Aconteceu o que eu mais temia.
Inevitável os pitacos do amigo Escova sobre a crônica que ontem escrevi sobre os gorjeios dos sabiás laranjeiras nos bairros de São Paulo.
Os pássaros – como disse reportagem da Globo e eu comentei – cantam cada vez mais cedo, em meio à madrugada, para escapar aos ruídos da cidade grande e assim atrair a pássara amada para o seu galho.
Quem conhece o Escova, como eu e meus amáveis cinco ou seis leitores, sabem bem que o pilantra (ele é pilantra, mas é meu amigo) não perderia a chance.

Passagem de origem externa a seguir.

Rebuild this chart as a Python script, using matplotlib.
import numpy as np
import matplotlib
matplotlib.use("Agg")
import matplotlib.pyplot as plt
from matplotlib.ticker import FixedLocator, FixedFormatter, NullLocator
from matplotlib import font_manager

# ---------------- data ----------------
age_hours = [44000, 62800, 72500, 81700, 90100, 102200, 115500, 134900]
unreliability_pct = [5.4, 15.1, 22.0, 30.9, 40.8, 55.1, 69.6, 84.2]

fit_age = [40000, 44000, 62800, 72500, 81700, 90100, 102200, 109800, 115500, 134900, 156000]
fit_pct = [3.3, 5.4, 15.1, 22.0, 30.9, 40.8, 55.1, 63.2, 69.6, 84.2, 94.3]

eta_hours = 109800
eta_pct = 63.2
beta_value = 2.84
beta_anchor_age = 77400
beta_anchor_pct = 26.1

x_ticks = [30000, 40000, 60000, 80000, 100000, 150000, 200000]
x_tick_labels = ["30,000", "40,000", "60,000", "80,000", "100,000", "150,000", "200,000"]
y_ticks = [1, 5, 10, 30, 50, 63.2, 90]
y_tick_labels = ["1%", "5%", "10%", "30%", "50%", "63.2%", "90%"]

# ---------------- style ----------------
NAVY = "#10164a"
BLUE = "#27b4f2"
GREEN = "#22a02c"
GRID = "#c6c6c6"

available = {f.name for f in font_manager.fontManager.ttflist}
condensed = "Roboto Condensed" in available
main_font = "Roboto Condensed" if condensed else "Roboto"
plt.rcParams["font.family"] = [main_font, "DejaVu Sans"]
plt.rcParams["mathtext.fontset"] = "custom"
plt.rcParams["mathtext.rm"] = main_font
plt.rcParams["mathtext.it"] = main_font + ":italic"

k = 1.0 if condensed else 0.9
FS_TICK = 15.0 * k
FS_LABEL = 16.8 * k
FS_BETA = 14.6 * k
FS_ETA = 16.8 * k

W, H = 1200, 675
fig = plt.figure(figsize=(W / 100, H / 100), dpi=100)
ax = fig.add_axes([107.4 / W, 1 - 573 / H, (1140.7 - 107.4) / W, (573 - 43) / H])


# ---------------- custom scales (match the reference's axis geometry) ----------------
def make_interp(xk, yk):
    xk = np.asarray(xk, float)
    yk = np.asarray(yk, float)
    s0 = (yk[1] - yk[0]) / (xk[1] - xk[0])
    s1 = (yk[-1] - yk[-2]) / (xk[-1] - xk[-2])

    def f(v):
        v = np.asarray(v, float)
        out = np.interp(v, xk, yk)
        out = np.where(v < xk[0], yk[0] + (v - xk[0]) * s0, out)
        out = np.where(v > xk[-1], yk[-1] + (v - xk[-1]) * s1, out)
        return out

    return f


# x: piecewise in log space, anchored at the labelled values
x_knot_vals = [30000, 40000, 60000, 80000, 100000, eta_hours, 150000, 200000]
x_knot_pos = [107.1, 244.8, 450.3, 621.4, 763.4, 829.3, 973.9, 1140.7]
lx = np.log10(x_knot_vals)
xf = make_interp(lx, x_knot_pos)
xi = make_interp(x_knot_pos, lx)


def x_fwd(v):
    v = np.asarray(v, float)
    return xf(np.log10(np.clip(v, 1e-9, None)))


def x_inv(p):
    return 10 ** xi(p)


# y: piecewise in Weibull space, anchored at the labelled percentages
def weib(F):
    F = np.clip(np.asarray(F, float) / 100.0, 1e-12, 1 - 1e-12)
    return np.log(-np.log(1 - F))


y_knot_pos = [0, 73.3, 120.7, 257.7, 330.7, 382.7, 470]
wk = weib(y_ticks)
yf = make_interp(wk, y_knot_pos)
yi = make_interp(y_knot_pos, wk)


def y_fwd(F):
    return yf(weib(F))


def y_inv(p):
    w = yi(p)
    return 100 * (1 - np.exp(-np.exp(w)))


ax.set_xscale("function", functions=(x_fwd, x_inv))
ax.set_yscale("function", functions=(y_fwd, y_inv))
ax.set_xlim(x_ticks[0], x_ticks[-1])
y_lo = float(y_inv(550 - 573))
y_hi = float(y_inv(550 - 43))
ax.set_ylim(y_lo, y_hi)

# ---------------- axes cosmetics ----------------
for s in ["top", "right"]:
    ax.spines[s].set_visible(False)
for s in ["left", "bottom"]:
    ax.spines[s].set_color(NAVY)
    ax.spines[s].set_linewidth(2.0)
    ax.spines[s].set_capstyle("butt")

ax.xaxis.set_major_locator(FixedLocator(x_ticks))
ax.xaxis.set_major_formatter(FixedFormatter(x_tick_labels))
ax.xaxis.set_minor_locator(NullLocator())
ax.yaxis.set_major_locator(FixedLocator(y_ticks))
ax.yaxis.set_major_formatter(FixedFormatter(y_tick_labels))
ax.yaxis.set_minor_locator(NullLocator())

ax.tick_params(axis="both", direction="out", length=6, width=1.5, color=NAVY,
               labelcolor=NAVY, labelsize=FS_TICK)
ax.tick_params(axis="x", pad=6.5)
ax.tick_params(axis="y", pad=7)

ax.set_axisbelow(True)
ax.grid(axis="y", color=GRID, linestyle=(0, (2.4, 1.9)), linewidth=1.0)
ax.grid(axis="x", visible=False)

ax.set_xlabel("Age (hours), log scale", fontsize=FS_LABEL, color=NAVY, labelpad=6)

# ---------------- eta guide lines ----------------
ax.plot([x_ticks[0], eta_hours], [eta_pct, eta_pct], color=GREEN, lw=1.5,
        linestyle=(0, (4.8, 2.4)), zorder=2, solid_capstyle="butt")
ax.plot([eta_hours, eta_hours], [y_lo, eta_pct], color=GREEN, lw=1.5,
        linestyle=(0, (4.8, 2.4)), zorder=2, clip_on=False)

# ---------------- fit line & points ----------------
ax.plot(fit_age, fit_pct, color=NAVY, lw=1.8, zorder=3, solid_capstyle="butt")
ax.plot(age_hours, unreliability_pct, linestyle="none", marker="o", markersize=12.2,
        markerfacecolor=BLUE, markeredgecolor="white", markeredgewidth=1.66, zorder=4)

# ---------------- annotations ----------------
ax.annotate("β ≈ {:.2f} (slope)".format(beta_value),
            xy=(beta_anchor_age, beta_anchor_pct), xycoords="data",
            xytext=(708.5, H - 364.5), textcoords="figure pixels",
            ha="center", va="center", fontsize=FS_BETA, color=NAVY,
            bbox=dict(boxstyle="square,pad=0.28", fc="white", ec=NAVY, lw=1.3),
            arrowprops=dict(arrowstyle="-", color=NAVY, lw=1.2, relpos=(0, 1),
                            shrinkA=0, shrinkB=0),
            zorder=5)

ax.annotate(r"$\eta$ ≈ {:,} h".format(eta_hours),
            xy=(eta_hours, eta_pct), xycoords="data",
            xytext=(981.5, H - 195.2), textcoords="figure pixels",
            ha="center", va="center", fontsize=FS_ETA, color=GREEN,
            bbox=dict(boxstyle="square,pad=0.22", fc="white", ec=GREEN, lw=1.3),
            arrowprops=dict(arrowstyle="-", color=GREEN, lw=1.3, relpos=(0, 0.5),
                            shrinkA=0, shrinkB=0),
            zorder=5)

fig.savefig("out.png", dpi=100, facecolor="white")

Pois então… Quando o telefone tocou no meio da noite de ontem, justo quando ao pessoal do Boa Noite Fox falava do meu Palmeiras, entendi logo que era ele – e me preparei para ouvir suas histórias.
Escova começou elogiando o destaque que dei ao tema:
– O amor em primeiro lugar. Sempre.
– Menos Escova, menos. Apenas comentei uma reportagem que vi na TV e que mostra o quanto há de vida mesmo em uma cidade tão confusa e cinza quanto São Paulo.

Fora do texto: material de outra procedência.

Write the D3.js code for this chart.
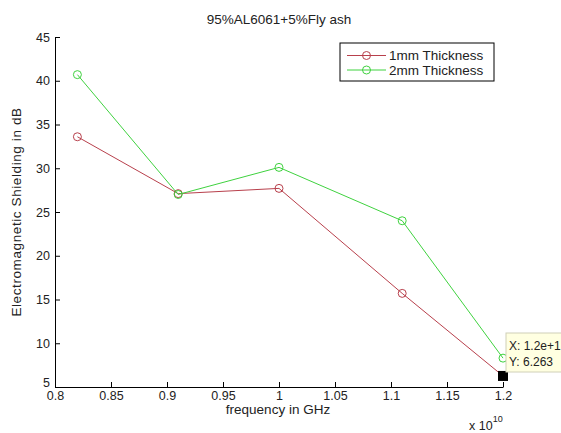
<!DOCTYPE html>
<html>
<head>
<meta charset="utf-8">
<script src="https://cdn.jsdelivr.net/npm/d3@7"></script>
<style>
  body { margin: 0; background: #fff; }
  text { font-family: "Liberation Sans", Arial, sans-serif; fill: #222; }
</style>
</head>
<body>
<svg id="chart" width="561" height="433"></svg>
<script>
// data (x in units of 1e10 Hz)
const freq = [0.82, 0.91, 1.0, 1.11, 1.2];
const shield1mm = [33.6, 27.1, 27.7, 15.7, 6.263];
const shield2mm = [40.7, 27.0, 30.1, 24.0, 8.3];
const seriesNames = ['1mm Thickness', '2mm Thickness'];
const seriesColors = ['#b8404c', '#3fd23f'];
const xTicks = [0.8, 0.85, 0.9, 0.95, 1, 1.05, 1.1, 1.15, 1.2];
const yTicks = [5, 10, 15, 20, 25, 30, 35, 40, 45];

const svg = d3.select('#chart');
const x = d3.scaleLinear().domain([0.8, 1.2]).range([55, 503]);
const y = d3.scaleLinear().domain([5, 45]).range([387, 37]);

// axes, ticks pointing inward like matlab
const xAxis = svg.append('g')
  .attr('transform', 'translate(0,' + y(5) + ')')
  .call(d3.axisBottom(x).tickValues(xTicks).tickSizeInner(-5).tickSizeOuter(0)
    .tickFormat(d3.format('~g')));
xAxis.selectAll('text').attr('y', 4).attr('dy', '0.71em').attr('font-size', 12.5);

const yAxis = svg.append('g')
  .attr('transform', 'translate(' + x(0.8) + ',0)')
  .call(d3.axisLeft(y).tickValues(yTicks).tickSizeInner(-5).tickSizeOuter(0));
yAxis.selectAll('text').attr('x', -5).attr('font-size', 12.5)
  .attr('dy', function(d) { return d === 5 ? '-0.05em' : '0.32em'; });

svg.selectAll('.domain, .tick line').attr('stroke', '#000');

// title and labels
svg.append('text').attr('x', 279).attr('y', 24).attr('text-anchor', 'middle')
  .attr('font-size', 13.5).text('95%AL6061+5%Fly ash');
svg.append('text').attr('x', 278).attr('y', 414).attr('text-anchor', 'middle')
  .attr('font-size', 13.5).text('frequency in GHz');
svg.append('text')
  .attr('transform', 'translate(21,' + (y(25)) + ') rotate(-90)')
  .attr('text-anchor', 'middle').attr('font-size', 13.5).attr('letter-spacing', 0.6)
  .text('Electromagnetic Shielding in dB');

const mult = svg.append('text').attr('x', 469).attr('y', 430).attr('font-size', 12.5);
mult.append('tspan').text('x 10');
mult.append('tspan').attr('dy', -8).attr('font-size', 9).text('10');

// lines and circle markers
const line = d3.line().x(function(d, i) { return x(freq[i]); }).y(function(d) { return y(d); });
[shield1mm, shield2mm].forEach(function(vals, k) {
  svg.append('path').attr('d', line(vals)).attr('fill', 'none')
    .attr('stroke', seriesColors[k]).attr('stroke-width', 1);
  svg.selectAll('circle.s' + k).data(vals).enter().append('circle')
    .attr('class', 's' + k)
    .attr('cx', function(d, i) { return x(freq[i]); })
    .attr('cy', function(d) { return y(d); })
    .attr('r', 4).attr('fill', 'none')
    .attr('stroke', seriesColors[k]).attr('stroke-width', 1);
});

// legend
const legend = svg.append('g');
legend.append('rect').attr('x', 340).attr('y', 43).attr('width', 154).attr('height', 38)
  .attr('fill', '#fff').attr('stroke', '#000');
seriesNames.forEach(function(name, k) {
  const ly = 55.5 + k * 14.5;
  legend.append('line').attr('x1', 347).attr('x2', 386).attr('y1', ly).attr('y2', ly)
    .attr('stroke', seriesColors[k]);
  legend.append('circle').attr('cx', 366.5).attr('cy', ly).attr('r', 4)
    .attr('fill', 'none').attr('stroke', seriesColors[k]);
  legend.append('text').attr('x', 389).attr('y', ly).attr('dy', '0.35em')
    .attr('font-size', 13.5).text(name);
});

// data tip on the last 1mm point (the picture cuts it at the right edge)
const tipX = x(freq[4]);
const tipY = y(shield1mm[4]);
svg.append('rect').attr('x', tipX - 5).attr('y', tipY - 5).attr('width', 10).attr('height', 10)
  .attr('fill', '#000');
svg.append('rect').attr('x', 506).attr('y', 333).attr('width', 60).attr('height', 39)
  .attr('fill', '#ffffe1').attr('stroke', '#d0d0b8');
svg.append('text').attr('x', 509).attr('y', 350).attr('font-size', 12)
  .text('X: 1.2e+1');
svg.append('text').attr('x', 509).attr('y', 366).attr('font-size', 12)
  .text('Y: ' + shield1mm[4]);
</script>
</body>
</html>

– São coisas que não vemos e que acontece diante de nós, completou o amigo.
– É por aí, Escova – eu disse. – Que bom que você gostou.
– Não só gostei como me fez rememorar os velhos tempos em que era conhecido como o Dom Juan das Quebradas do Sacomã. Lembra?
– Lembrar eu lembro, amigo. Mas, vamos deixar o passado no passado. Afinal este é um Blog família e as suas trampolinagens não é coisa pra se contar com orgulho.
– Deixe de bobagem, campeão. O que passou passou, é fato. Mas bom demais lembrar.
Pronto. O cara me deixou curioso a ponto de soltar um desnecessário “lembrar o quê”.
– Ora, meu caro. Você sabe que eu era bom na coisa. Tanto que não exagero dizer que os sabiás nada nada copiaram um estilo que adotei em idos tempos – e só parei porque o noivo da moça resolveu dar uma incerta nas primeiras horas da
manhã na casa da prometida.
– Como assim, Escova? Não entendi.
– Eu saía do jornal três, quatro da manhã – o horário que os pássaros fazem a cantoria, que coincidência! – e passava no apartamento da moça (que morava sozinha). Se a luz estivesse acesa, eu podia subir na boa que era só “love, love, love”. O porteiro sabia do nosso esquema e colaborava sem qualquer bronca. O amor na aurora de um novo dia,posso lhe garantir, é mais poético…
– Não acredito!
– Pode acreditar. Só não dou o nome da moça pra você tirar a prova porque sou um cavalheiro e ela acabou casando com o príncipe que quase nos deu um fragrante naquela ensolarada manhã. Foi por pouco. O porteiro disparou o interfone e eu fui me esconder dentro do box do banheiro.
– Que perigo!
– É como diz o Nélson Rodrigues: se você não tiver sorte na vida, você não chega do outro lado da rua.
Bem adequada a lembrança de Nélson Rodrigues para justificar as peripécias do Escova, desde sempre um inveterado tico-tico no fubá.